Aunque en la década de 1990 las cosas mejoraron de manera gradual para muchas mujeres, siguieron empeorando para las mujeres con bajos ingresos y sin hogar. En 1996, Bill Clinton promulgó una ley de reforma de la asistencia social que la transformó para peor porque la hizo mucho más débil, más punitiva y mucho menos accesible que antes.
La nueva ley también impuso por primera vez límites de tiempo y otras restricciones discriminatorias a la ayuda. Creó nuevos mandatos, como los requisitos de trabajo, que obligaban a las madres con hijos pequeños a ir al mercado laboral de bajos salarios y no reconocían su cuidado como un trabajo real. Y estableció un sistema draconiano de sanciones para las mujeres que no pudieran cumplir, que incluía la reducción de las prestaciones o la denegación total de la ayuda. A pesar de sus dramáticas consecuencias para las mujeres pobres y sus familias, el proyecto de ley encontró poca resistencia organizada.
En la actualidad, el número de personas que experimentan el desplazamiento de la vivienda en Estados Unidos aumenta con más rapidez para las mujeres que para los hombres, y las consecuencias que se derivan de la desigualdad de riqueza y de ingresos han influido de forma directa en este aumento del desplazamiento de la vivienda en las últimas décadas.
La vivienda asequible es también una forma de justicia económica. Las mujeres no deberían tener que vivir en albergues, en la calle o en casas inasequibles para que los ultra-ricos puedan extraer más beneficios económicos de un sistema cada vez más desigual. No deberían verse obligadas a renunciar a su autonomía, a su integridad corporal y a su condición de persona cuando entran en los centros de acogida. No deberían tener que soportar la discriminación de género, el abuso y la violencia a cambio de los recursos de los refugios que necesitan para mantenerse con vida.

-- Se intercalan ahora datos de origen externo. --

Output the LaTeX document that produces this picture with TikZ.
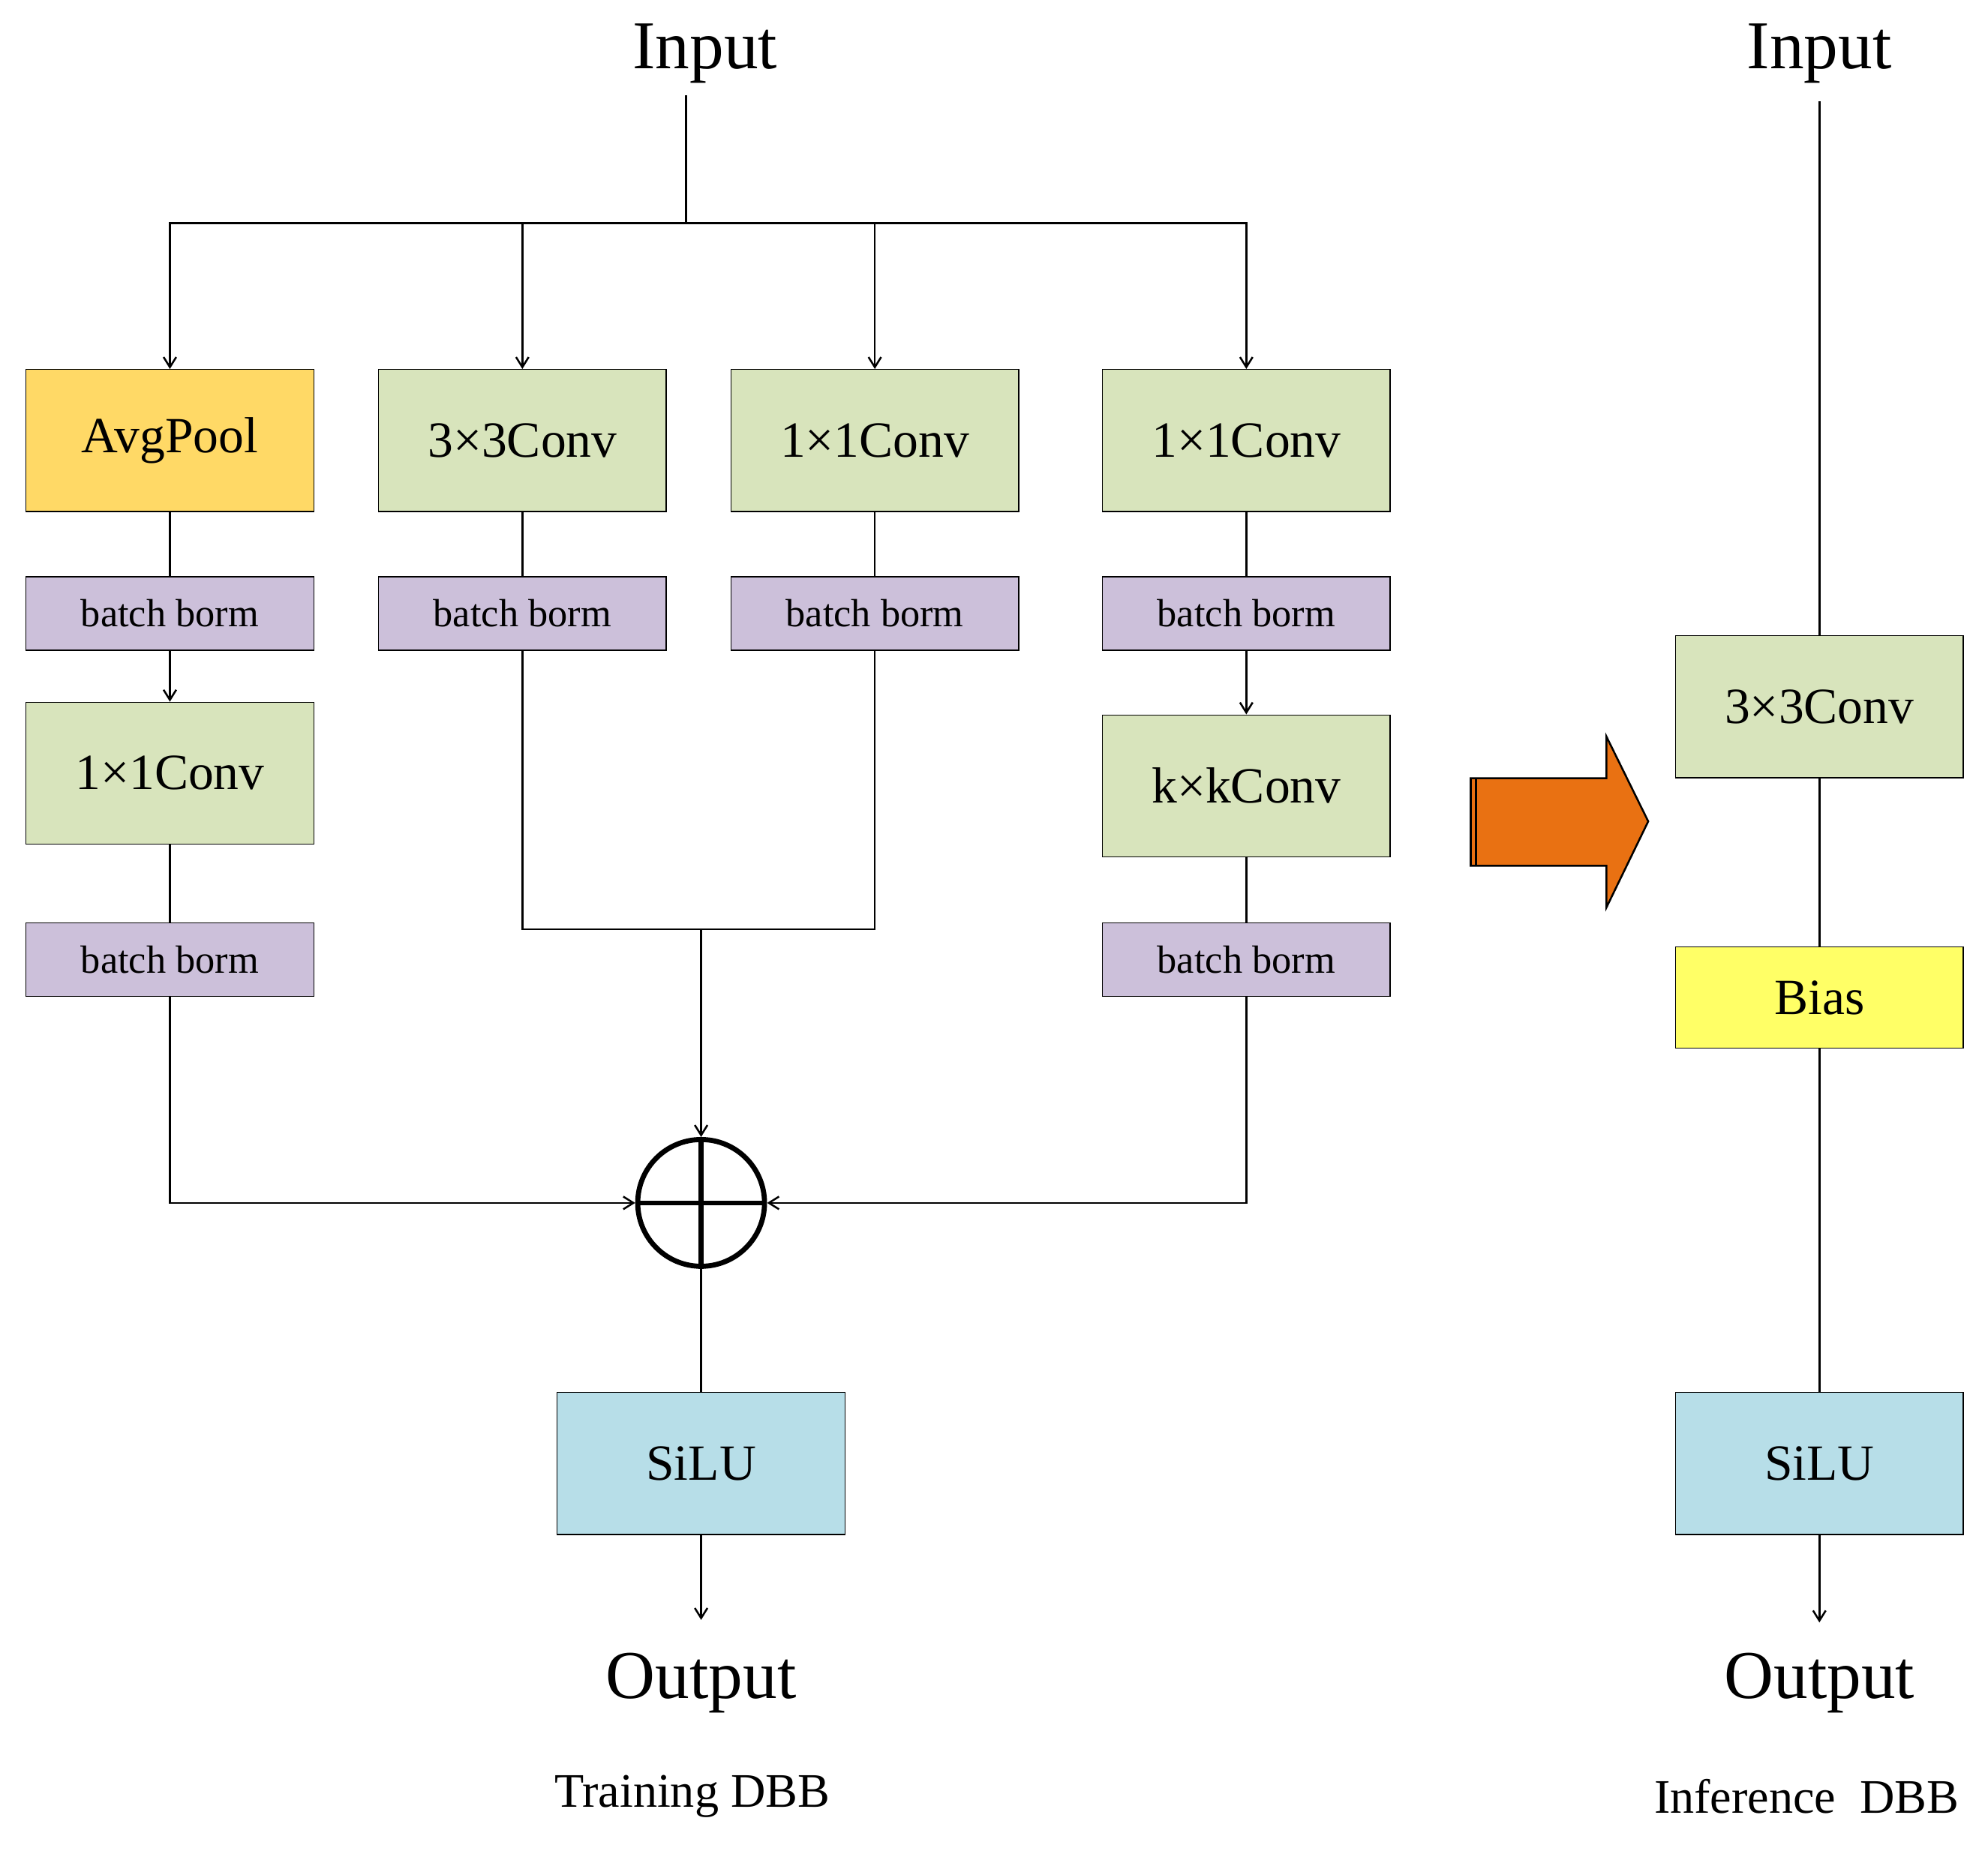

No deberían tener que vivir en la calle, donde corren un mayor riesgo de sufrir privaciones materiales, violencia sexual y agresiones físicas. Si están alojadas, no deberían tener que trabajar en varios empleos y destinar la mayor parte de sus ingresos al alquiler sólo para llenar los bolsillos de los propietarios depredadores.
Las mujeres no deberían tener que vivir en albergues, en la calle o en casas inasequibles para que los ultra-ricos puedan extraer más beneficios económicos de un sistema cada vez más desigual.
En definitiva, el movimiento feminista ha florecido de nuevo en los últimos años y se ha hecho cargo de varias violaciones importantes de los derechos humanos y de cuestiones de justicia de género, pero creo que todavía no se centra lo suficiente en las preocupaciones específicas de las mujeres pobres y sin hogar.
Las organizaciones de derechos humanos, las ONG y las organizaciones basadas en principios feministas deberían trabajar para resaltar las voces, las perspectivas y los intereses de las mujeres sin hogar. Estas mujeres son las expertas en nuestras políticas fracasadas porque sus vidas se ven directamente afectadas por estos fracasos.
El movimiento de las mujeres debe privilegiar las voces y los intereses de las mujeres sin hogar para que pueda ser guiado y moldeado por sus conocimientos y experiencia que se han ganado de manera dura. Además, debemos dar a las mujeres afectadas un asiento en la mesa, en lo que respecta a la política, y apoyar su inclusión en la elaboración de políticas o en los consejos consultivos para la política de vivienda. De este modo, se espera cultivar a los líderes políticos que deberían encabezar la lucha por la justicia en materia de vivienda y potenciar sus historias.